C’est dans ce contexte qu’en 1972, Charles Aznavour, au sommet de sa popularité, jette un pavé dans la marre avec « Comme ils disent », première chanson à employer sans ambiguïté le terme « homo » dans son texte.

Écrite entre 1976 et 1978, la comédie musicale franco-québecoise Starmania, immense succès populaire et commercial, figure au moins deux personnages queer (et leurs chansons consacrées) : Ziggy, jeune disquaire homosexuel, et Sadia, « travestie » révolutionnaire.

Les années 1980 voient un flot de nouveaux artistes et morceaux aborder le sujet : Mylène Farmer, Etienne Daho, ou encore Indochine font partie de cette vague. Dans un registre plus interlope, Anne Sylvestre écrit notamment « Xavier », l’histoire d’un garçonnet dont le comportement jugé trop féminin provoque la panique de son entourage réactionnaire.

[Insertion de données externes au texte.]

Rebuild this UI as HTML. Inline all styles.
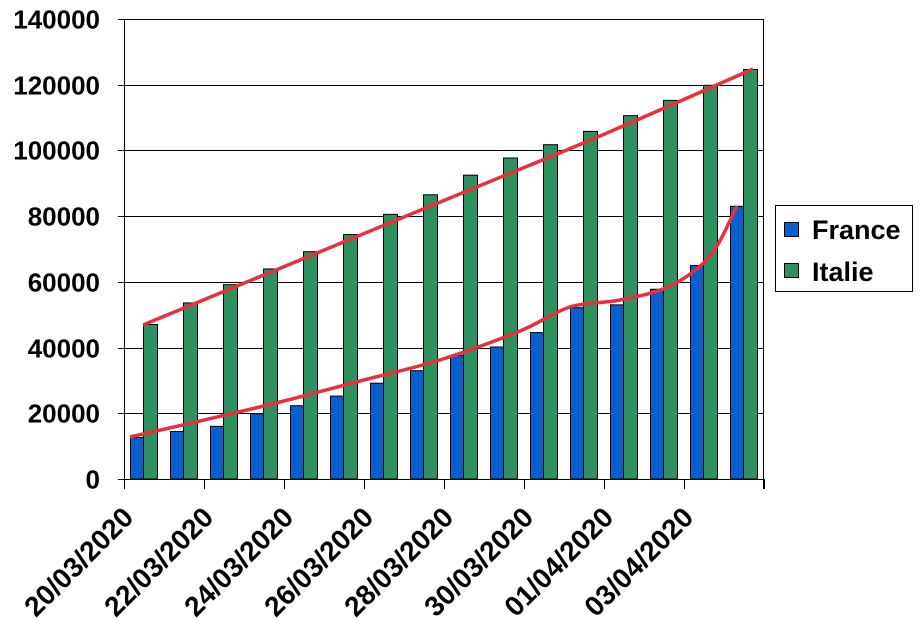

En 1990, le groupe espagnol Mecano rencontre le succès avec « Mujer contra Mujer », qui fera l’objet d’une adaptation française (une femme avec une femme”) et d’une adaptation italienne (“Per Lei contro di Lei”).

Accompagnant des évolutions sociales positives et l’obtention de nouveaux droits (dépénalisation de l’homosexualité, PACS puis mariage pour tous) les thématiques LGBT+ se sont depuis banalisées dans la chanson francophone ces trente dernières années. Avec Hoshi, Eddy de Pretto ou encore Angèle, des artistes ouvertement « out » se posent en modèles clairs et positifs pour les jeunes queer en recherche d’identification.

Finis les sous-entendus, iels expriment de façon libre et claire leur identité et leurs engagements, posant les hymnes et les playlists de leur décennie.

Des hymnes et des icônes

Au fil des décennies, la communauté a plébiscité des artistes pour leur panache, leur look, leur histoire personnelle, ou leurs éventuelles prises de position en faveur de la communauté.  

La qualité mélodique ou dansante, le sens supposé des paroles, ou le clip vidéo d’un morceau peuvent l’élever au statut d’hymne gay ou queer, joué inlassablement dans les clubs ou sur les chars des défilés.

Les hommes gays et les "divas"

De la comédie musicale (Judy Garland, Liza Minelli) à la pop contemporaine (Lady Gaga, Madonna) en passant par le disco (Donna Summer, Diana Ross), les hommes gays ont régulièrement adopté les chants et personnages de femmes fortes et dramatiques, racontant leurs combats contre l’adversité du quotidien et les violences de la masculinité traditionnelle, et portant un esprit de résilience et de fierté qui résonnait tout particulièrement avec leurs combats. 

Si les chanteuses concernées n’avaient pas nécessairement de lien préalable ou conscient avec la communauté, leurs réactions ont été globalement positives, et beaucoup ont pris à cœur de soigner cette frange particulièrement active de leur fan base.